Wirtschaft Schweiz 2022: Mehr Unternehmensgründungen in schwierigen Zeiten?
Veröffentlicht am 24.11.2023 von Henrik Jasek, Leiter ostjob.ch - Bildquelle: Getty Images
Trotz aller geopolitischen und wirtschaftlichen Unsicherheiten der vergangenen Jahre befindet sich die Schweiz in Gründungslaune. Rund 50'000 neue Firmen wurden mit Stichtag 27. Dezember 2022 ins Handelsregister eingetragen, was einem Zuwachs von 12,6 Prozent gegenüber dem Durchschnitt der letzten zehn Jahre entspricht. Das geht aus einer nationalen Analyse des Instituts für Jungunternehmen (IFJ) hervor.
Grosse Unterschiede in den Regionen
Mit Stichtag zum 27. Dezember 2022 belaufen sich die Eintragungen ins Handelsregister auf 49'398 Firmen. Gegenüber dem Vorjahr ist das ein leichter Rückgang von 1,4 Prozent. Betrachtet man jedoch den Durchschnitt der Unternehmensgründungen in der Schweiz in den letzten zehn Jahren, so liegen die Gründungen im Jahr 2022 mit einem Plus von 12,6 Prozent deutlich darüber. Es gibt jedoch signifikante Unterschiede insbesondere in den Grossregionen.
Zürich gilt als Gründungsmotor und verzeichnete gegenüber dem Vorjahr einen Zuwachs von 1,9 Prozent. Nahezu gleichbleibend auf dem hohen Niveau der Firmengründungen von 2021 sind die Grossregionen Südwestschweiz, das Tessin und die Ostschweiz. Doch es gibt auch Regionen, in denen die Gründungstätigkeit vergleichsweise gering ausfällt.
Das gilt insbesondere für die Grossregionen Zentralschweiz, Region Mittelland und für die Nordwestschweiz. Am erfolgreichsten in Bezug auf Firmengründungen im Jahr 2022 ist der Kanton Appenzell Innerrhoden mit einem Zuwachs von 12,8 Prozent gegenüber dem Vorjahr, während die Gründeraktivitäten im Kanton Uri um 11,1 Prozent sanken, sodass Uri diesbezüglich die rote Laterne trägt und Schlusslicht ist.
Gründe für diese Entwicklung
Es stellt sich die Frage, warum in schwierigen Zeiten viele neue Unternehmen entstehen, und welche Auswirkungen diese Entwicklung auf die Schweizer Wirtschaft hat. Mögliche Antworten darauf hat Simon May, Co-CEO des IFJ. Zunächst einmal spiegeln die Firmengründungen den Leitsatz wider, dass es keinen schlechten Zeitpunkt für Firmengründungen gibt. Offenbar werden Krisen auch als Chancen gesehen, um Unternehmen zu gründen. Grundsätzlich wertet May die hohe Anzahl an Neugründungen als ein positives Signal für eine gut funktionierende Schweizer Volkswirtschaft.

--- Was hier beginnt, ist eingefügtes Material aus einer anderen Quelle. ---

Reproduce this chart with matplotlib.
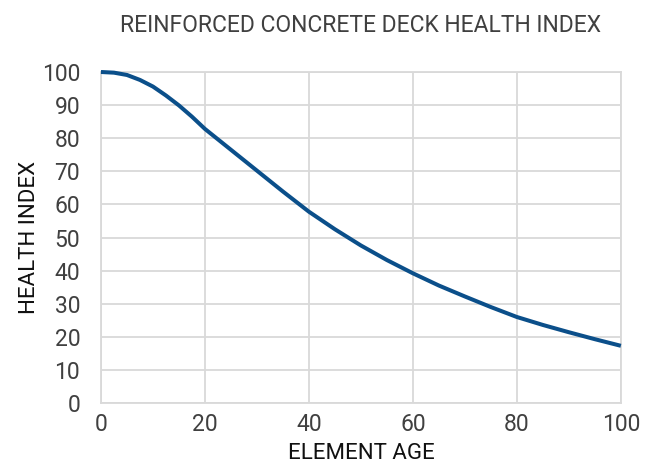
import matplotlib
matplotlib.use('Agg')
import matplotlib.pyplot as plt

# element age (years) and health index
age = [0, 2.5, 5, 7.5, 10, 12.5, 15, 17.5, 20, 25, 30, 35, 40, 45, 50, 55, 60,
       65, 70, 75, 80, 85, 90, 95, 100]
health = [100, 99.8, 99.1, 97.6, 95.6, 92.9, 89.9, 86.5, 82.8, 76.5, 70.2, 63.9,
          57.8, 52.5, 47.6, 43.2, 39.2, 35.5, 32.2, 29, 26, 23.6, 21.4, 19.3, 17.3]

plt.rcParams['font.family'] = ['Roboto', 'DejaVu Sans']

txt = '#404040'
grid = '#d9d9d9'

fig = plt.figure(figsize=(6.57, 4.66), dpi=100)
ax = fig.add_axes([0.1537, 0.135, 0.7913, 0.7105])

ax.plot(age, health, color='#0b4f8a', lw=2.9, solid_capstyle='butt',
        solid_joinstyle='round', zorder=3, clip_on=False)

ax.set_xlim(0, 100)
ax.set_ylim(0, 100)
ax.set_xticks(range(0, 101, 20))
ax.set_yticks(range(0, 101, 10))
ax.grid(True, color=grid, lw=1.3)
for s in ax.spines.values():
    s.set_color(grid)
    s.set_linewidth(1.3)
ax.tick_params(length=0, labelsize=16.5, colors=txt)
ax.tick_params(axis='y', pad=15)
ax.tick_params(axis='x', pad=7)

ax.set_title('REINFORCED CONCRETE DECK HEALTH INDEX', fontsize=16.5, color=txt, pad=29)
ax.set_xlabel('ELEMENT AGE', fontsize=16, color='#111111', labelpad=5)
ax.set_ylabel('HEALTH INDEX', fontsize=16, color='#111111', labelpad=1)

fig.savefig('out.png', dpi=100)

Zum Tragen kommt hier eine Kombination aus der Verwirklichung eigener Ideen und einer manchmal notwendigen beruflichen Neuorientierung. Hinzu kommt der Wunsch, durch die Gründung einer eigenen Firma mehr Freiheit und Selbstbestimmung zu erlangen, wobei die positive Entwicklung der Neugründungen schon vor der Pandemie eingesetzt hat.

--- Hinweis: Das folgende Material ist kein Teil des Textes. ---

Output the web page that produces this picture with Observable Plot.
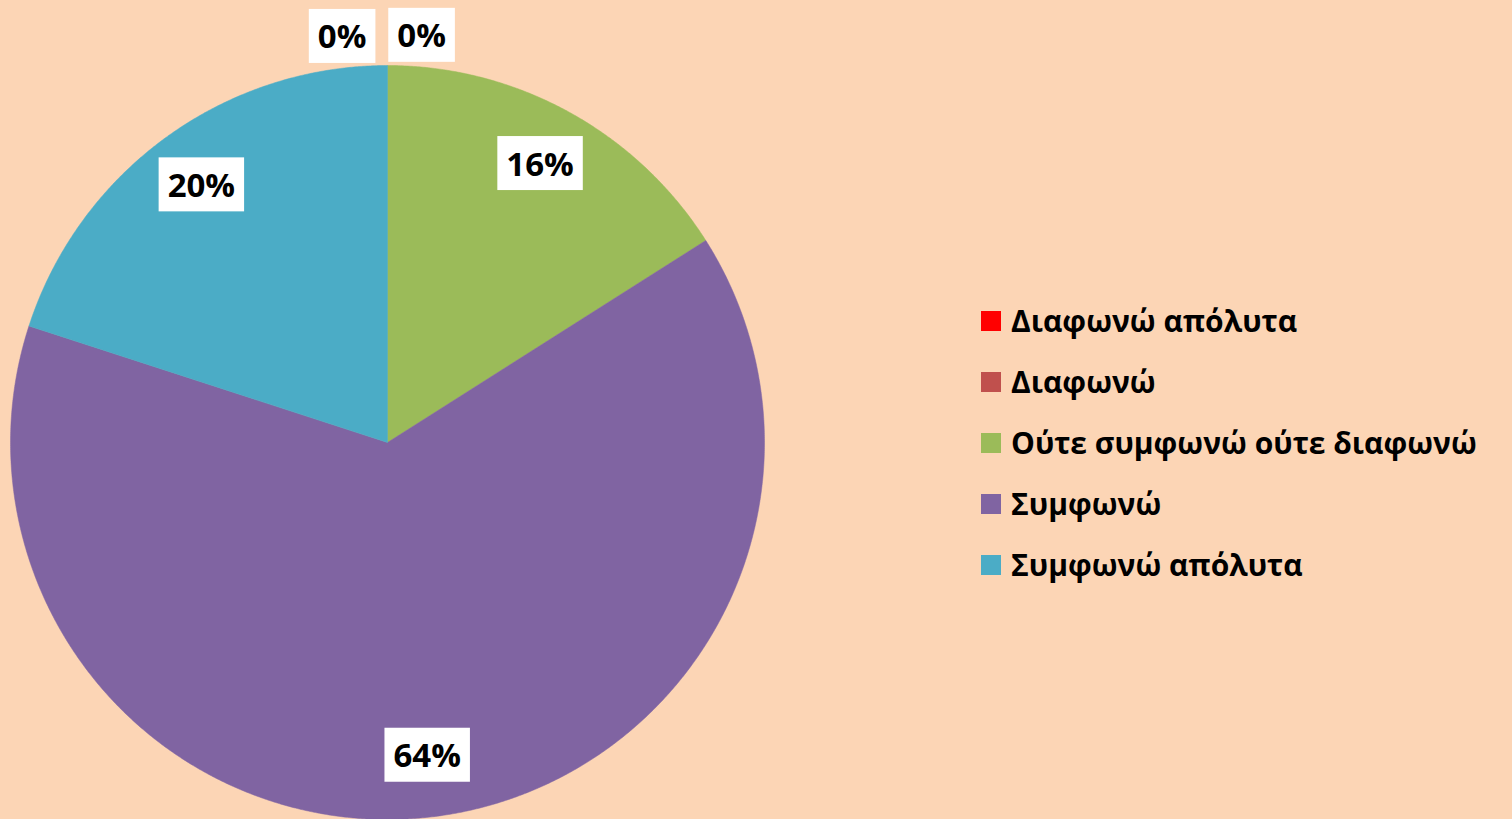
<!DOCTYPE html>
<html>
<head>
<meta charset="utf-8">
<script src="https://cdn.jsdelivr.net/npm/d3@7"></script>
<script src="https://cdn.jsdelivr.net/npm/@observablehq/plot@0.6"></script>
<style>
  html, body { margin: 0; padding: 0; background: #FCD5B5; }
  #wrap { position: relative; width: 1512px; height: 819px; overflow: hidden; background: #FCD5B5; }
  #legend { position: absolute; left: 981px; top: 290px; font-family: "Open Sans", "Noto Sans", sans-serif; font-weight: 700; font-size: 30px; color: #000; }
  .item { display: flex; align-items: center; height: 61px; white-space: nowrap; }
  .sw { width: 20px; height: 20px; margin-right: 10px; flex: none; }
</style>
</head>
<body>
<div id="wrap"><div id="legend"></div></div>
<script>
// ---- data ----
const categories = ["Διαφωνώ απόλυτα", "Διαφωνώ", "Ούτε συμφωνώ ούτε διαφωνώ", "Συμφωνώ", "Συμφωνώ απόλυτα"];
const shares = [0, 0, 16, 64, 20];
const colors = ["#FF0000", "#C0504D", "#9BBB59", "#8064A2", "#4BACC6"];

// ---- layout ----
const W = 1512, H = 819;
const cx = 387, cy = 442, R = 377;

const total = d3.sum(shares);
const pie = d3.pie().sort(null).value(d => d)(shares);

// slice polygons in unit coordinates (angle 0 at top, clockwise)
const slices = pie.map((p, i) => {
  const pts = [{x: 0, y: 0}];
  const steps = Math.max(2, Math.ceil((p.endAngle - p.startAngle) / 0.005));
  for (let k = 0; k <= steps; k++) {
    const a = p.startAngle + (p.endAngle - p.startAngle) * k / steps;
    pts.push({x: Math.sin(a), y: Math.cos(a)});
  }
  pts.push({x: 0, y: 0});
  return {i, pts, value: p.value};
}).filter(s => s.value > 0);

// label positions
const zeroIdx = pie.map((p, i) => i).filter(i => pie[i].value === 0);
const labels = pie.map((p, i) => {
  let a, r;
  if (p.value === 0) {
    const k = zeroIdx.indexOf(i);
    a = p.startAngle + (k - (zeroIdx.length - 1) / 2) * (11.2 * Math.PI / 180) - 0.8 * Math.PI / 180;
    r = 1.08;
  } else {
    a = (p.startAngle + p.endAngle) / 2;
    r = 0.84;
  }
  return {x: r * Math.sin(a), y: r * Math.cos(a), text: Math.round(p.value / total * 100) + "%"};
});

const chart = Plot.plot({
  width: W,
  height: H,
  margin: 0,
  style: {background: "transparent", overflow: "visible"},
  x: {domain: [-1, 1], range: [cx - R, cx + R], axis: null},
  y: {domain: [-1, 1], range: [cy + R, cy - R], axis: null},
  marks: [
    ...slices.map(s => Plot.line(s.pts, {x: "x", y: "y", fill: colors[s.i], stroke: colors[s.i], strokeWidth: 0.5, curve: "linear"})),
    Plot.text(labels, {x: "x", y: "y", text: "text", fill: "#000", fontSize: 33, fontWeight: 700,
      fontFamily: "Open Sans, Noto Sans, sans-serif", className: "pielabel"})
  ]
});
chart.style.position = "absolute";
chart.style.left = "0px";
chart.style.top = "0px";
const wrap = document.getElementById("wrap");
wrap.insertBefore(chart, wrap.firstChild);

// white boxes behind labels
d3.select(chart).selectAll("g.pielabel text").each(function () {
  const b = this.getBBox();
  const padX = 9, h = 54;
  const rect = d3.select(this.parentNode).insert("rect", () => this)
    .attr("x", b.x - padX).attr("y", b.y + b.height / 2 - h / 2)
    .attr("width", b.width + 2 * padX).attr("height", h)
    .attr("fill", "#FFFFFF");
  const t = this.getAttribute("transform");
  if (t) rect.attr("transform", t);
});

// legend
const legend = d3.select("#legend");
categories.forEach((c, i) => {
  const row = legend.append("div").attr("class", "item");
  row.append("div").attr("class", "sw").style("background", colors[i]);
  row.append("span").text(c);
});
</script>
</body>
</html>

May erklärt darüber hinaus, dass die Zahl der Gründungen im Nebenerwerb deutlich gestiegen ist. Immerhin sind 66 Prozent der Gründer im Zeitpunkt der Unternehmensgründung noch in einem anderen Unternehmen beschäftigt. Offenbar besteht ein gewisser Wunsch nach Sicherheit, der sich mit dem Freiheitsgedanken der Selbstständigkeit im Nebenerwerb verbinden lässt. Möglich ist das durch neue Technologien und die fortschreitende Digitalisierung. Aber auch immer mehr Menschen in der Nähe des Pensionsalters wagen den Schritt in die Selbstständigkeit, während sie für ihren bisherigen Arbeitgeber mit reduziertem Pensum weiterarbeiten.

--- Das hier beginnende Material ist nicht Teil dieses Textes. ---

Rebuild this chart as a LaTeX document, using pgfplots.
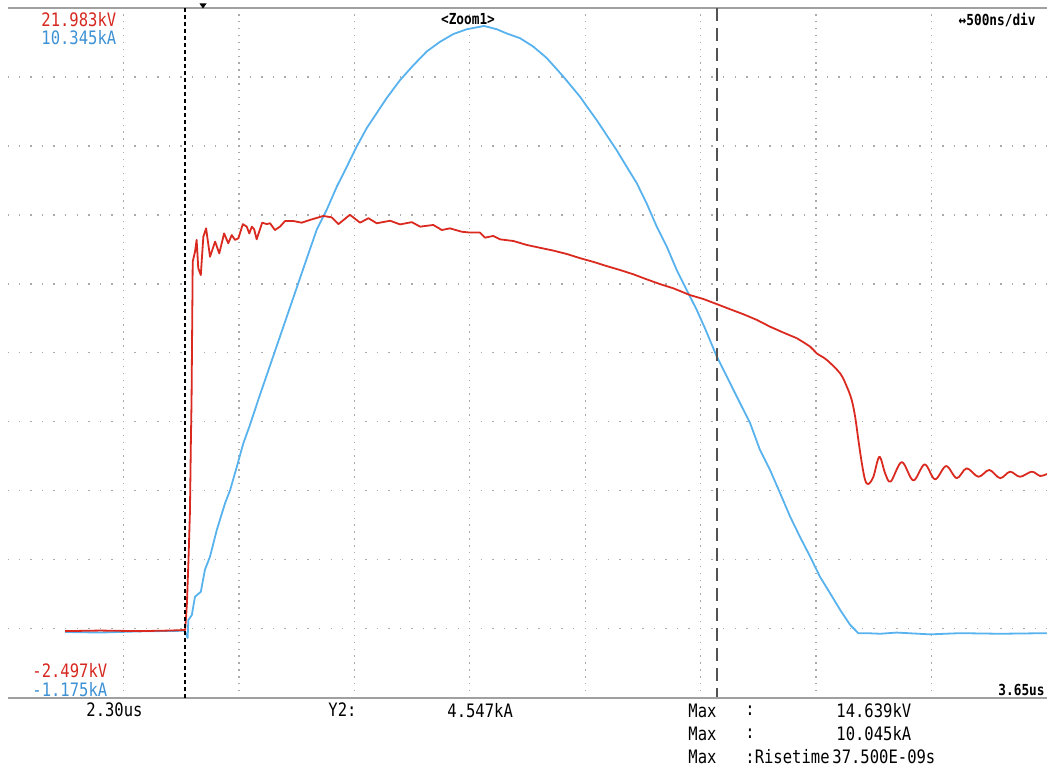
\documentclass[border=0pt]{standalone}
\usepackage{pgfplots}
\pgfplotsset{compat=1.18}
\usepackage{fontspec}
\setmainfont{DejaVu Sans Mono}[FakeStretch=0.84]
\definecolor{scred}{RGB}{218,42,32}
\definecolor{scblue}{RGB}{88,178,238}
\definecolor{txtred}{RGB}{214,40,32}
\definecolor{txtblue}{RGB}{62,145,212}
\definecolor{gridc}{RGB}{170,170,170}
\definecolor{framec}{RGB}{160,160,160}
\newcommand\ft{\fontsize{9.25pt}{11pt}\selectfont}
\newcommand\fs{\fontsize{7.6pt}{9pt}\selectfont\bfseries}
\begin{document}
\begin{tikzpicture}
\useasboundingbox (0,0) rectangle (523.5pt,383.5pt);
\pgfplotsset{scopeaxis/.style={at={(4pt,34.75pt)}, anchor=south west, scale only axis,
  width=519.5pt, height=344.75pt, xmin=0, xmax=4.5}}
% grid (divisions)
\begin{axis}[scopeaxis, ymin=0, ymax=10, axis line style={draw=none}, tick style={draw=none},
  xtick={0.5,1,...,4}, ytick={1,...,9}, xticklabels={}, yticklabels={},
  tick label style={text opacity=0},
  xmajorgrids, ymajorgrids,
  x grid style={gridc, line width=0.7pt, dash pattern=on 0.7pt off 2.7475pt, dash phase=0.35pt},
  y grid style={gridc, line width=0.7pt, dash pattern=on 0.7pt off 5.072pt, dash phase=0.35pt}]
\end{axis}
% current (kA)
\begin{axis}[scopeaxis, ymin=-1.175, ymax=10.345, hide axis]
\addplot[scblue, line width=0.9pt, line join=round] coordinates {
(0.247,-0.08) (0.399,-0.09) (0.572,-0.07) (0.762,-0.06) (0.771,-0.11) (0.778,-0.18)
(0.781,0.12) (0.796,0.20) (0.810,0.51) (0.835,0.59) (0.853,0.96) (0.875,1.18) (0.904,1.62)
(0.940,2.07) (0.962,2.29) (0.991,2.68) (1.019,3.07) (1.048,3.38) (1.084,3.80) (1.189,4.98)
(1.294,6.16) (1.337,6.64) (1.380,6.97) (1.424,7.36) (1.467,7.69) (1.510,8.03) (1.554,8.34)
(1.597,8.59) (1.640,8.84) (1.698,9.14) (1.756,9.39) (1.814,9.62) (1.871,9.78) (1.929,9.91)
(1.987,9.99) (2.062,10.045) (2.117,9.99) (2.160,9.92) (2.218,9.84) (2.275,9.70) (2.333,9.51)
(2.405,9.20) (2.478,8.86) (2.507,8.70) (2.550,8.47) (2.593,8.22) (2.636,7.97) (2.680,7.69)
(2.723,7.42) (2.766,7.08) (2.810,6.69) (2.853,6.36) (2.896,5.97) (2.940,5.63) (2.983,5.30)
(3.019,4.99) (3.070,4.52) (3.127,4.08) (3.171,3.74) (3.214,3.41) (3.257,2.96) (3.300,2.63)
(3.344,2.24) (3.387,1.85) (3.430,1.51) (3.474,1.18) (3.517,0.84) (3.560,0.57) (3.604,0.29)
(3.647,0.04) (3.683,-0.10) (3.719,-0.10) (3.777,-0.11) (3.849,-0.09) (3.993,-0.12)
(4.123,-0.10) (4.297,-0.11) (4.5,-0.10)};
\end{axis}
% voltage (kV)
\begin{axis}[scopeaxis, ymin=-2.497, ymax=21.983, hide axis]
\addplot[scred, line width=0.9pt, line join=round] coordinates {
(0.247,-0.14) (0.399,-0.12) (0.572,-0.14) (0.700,-0.12) (0.767,-0.10) (0.771,0.33)
(0.775,0.86) (0.782,2.46) (0.788,4.09) (0.792,6.54) (0.795,8.07) (0.798,10.98) (0.800,12.98)
(0.810,13.33) (0.817,13.75) (0.824,12.75) (0.835,12.50) (0.846,13.86) (0.858,14.16)
(0.875,13.15) (0.897,13.69) (0.915,13.27) (0.936,13.98) (0.954,13.63) (0.969,13.92)
(0.983,13.75) (0.998,13.81) (1.017,14.31) (1.034,14.22) (1.045,13.98) (1.056,14.22)
(1.066,14.13) (1.077,13.77) (1.101,14.36) (1.121,14.31) (1.135,14.34) (1.156,14.10)
(1.178,14.22) (1.200,14.42) (1.236,14.42) (1.272,14.36) (1.308,14.46) (1.366,14.60)
(1.402,14.55) (1.431,14.31) (1.481,14.64) (1.525,14.36) (1.561,14.52) (1.597,14.34)
(1.655,14.43) (1.698,14.30) (1.749,14.38) (1.785,14.22) (1.842,14.28) (1.879,14.10)
(1.914,14.16) (1.965,14.04) (2.001,14.01) (2.044,14.01) (2.066,13.83) (2.102,13.89)
(2.131,13.77) (2.189,13.71) (2.247,13.57) (2.304,13.47) (2.362,13.37) (2.420,13.25)
(2.478,13.10) (2.535,12.97) (2.593,12.82) (2.651,12.68) (2.708,12.53) (2.766,12.35)
(2.824,12.18) (2.882,12.03) (2.954,11.79) (3.012,11.65) (3.070,11.47) (3.127,11.29)
(3.185,11.11) (3.243,10.91) (3.300,10.67) (3.358,10.46) (3.416,10.26)};
\addplot[scred, line width=0.9pt, line join=round, smooth, tension=0.55] coordinates {
(3.416,10.26) (3.474,9.96) (3.503,9.72) (3.546,9.49) (3.604,9.01) (3.633,8.54) (3.654,8.07)
(3.669,7.47) (3.683,6.65) (3.698,5.82) (3.712,5.23) (3.726,5.08) (3.748,5.34) (3.774,6.05)
(3.799,5.46) (3.823,5.17) (3.871,5.86) (3.921,5.21) (3.970,5.78) (4.015,5.25) (4.063,5.72)
(4.109,5.29) (4.152,5.64) (4.203,5.34) (4.250,5.58) (4.297,5.29) (4.340,5.52) (4.383,5.34)
(4.434,5.52) (4.470,5.37) (4.5,5.44)};
\end{axis}
\begin{scope}[yshift=383.5pt, x=0.5pt, y=-0.5pt]
\draw[framec, line width=1pt] (8,8) -- (1047,8);
\draw[framec, line width=1pt] (8,697.5) -- (1047,697.5);
\draw[black, line width=0.7pt, dash pattern=on 1.9pt off 1.6pt] (185,8) -- (185,700);
\draw[black!68, line width=1pt, dash pattern=on 6.5pt off 3.5pt] (717,8) -- (717,697);
\fill[black] (199.5,3.5) -- (206.5,3.5) -- (203,8.5) -- cycle;
\node[anchor=west, inner sep=0, text=txtred, font=\ft] at (41,20) {21.983kV};
\node[anchor=west, inner sep=0, text=txtblue, font=\ft] at (41,38) {10.345kA};
\node[anchor=west, inner sep=0, text=txtred, font=\ft] at (32,671) {-2.497kV};
\node[anchor=west, inner sep=0, text=txtblue, font=\ft] at (32,689.5) {-1.175kA};
\node[anchor=east, inner sep=0, font=\fs] at (1036,20) {↔500ns/div};
\node[anchor=center, inner sep=0, font=\fs] at (468,19) {<Zoom1>};
\node[anchor=east, inner sep=0, font=\fs] at (1045,690) {3.65us};
\node[anchor=west, inner sep=0, font=\ft] at (86,710) {2.30us};
\node[anchor=west, inner sep=0, font=\ft] at (328,710) {Y2:};
\node[anchor=west, inner sep=0, font=\ft] at (447,711) {4.547kA};
\node[anchor=west, inner sep=0, font=\ft] at (688,711) {Max};
\node[anchor=west, inner sep=0, font=\ft] at (688,734) {Max};
\node[anchor=west, inner sep=0, font=\ft] at (688,757) {Max};
\node[anchor=west, inner sep=0, font=\ft] at (745,711) {:};
\node[anchor=west, inner sep=0, font=\ft] at (745,734) {:};
\node[anchor=west, inner sep=0, font=\ft] at (745,757) {:Risetime};
\node[anchor=west, inner sep=0, font=\ft] at (836,711) {14.639kV};
\node[anchor=west, inner sep=0, font=\ft] at (836,734) {10.045kA};
\node[anchor=west, inner sep=0, font=\ft] at (832,757) {37.500E-09s};
\end{scope}
\end{tikzpicture}
\end{document}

Abschliessend ist festzuhalten, dass das IFJ für das Jahr 2023 mit einem leichten Rückgang von Neugründungen rechnet, sodass die hohe Anzahl an Gründungen in der Schweiz relativ stabil bleiben wird. Allerdings gibt es einige Unsicherheitsfaktoren, deren Auswirkungen nicht verlässlich prognostiziert werden können. Das gilt für die Energiemangellage ebenso wie für den Krieg in der Ukraine und damit zusammenhängende globale Lieferkettenprobleme. Je schneller Lösungen gefunden werden, umso positiver wird sich das auf die wirtschaftliche Entwicklung auswirken - nicht nur in der Schweiz.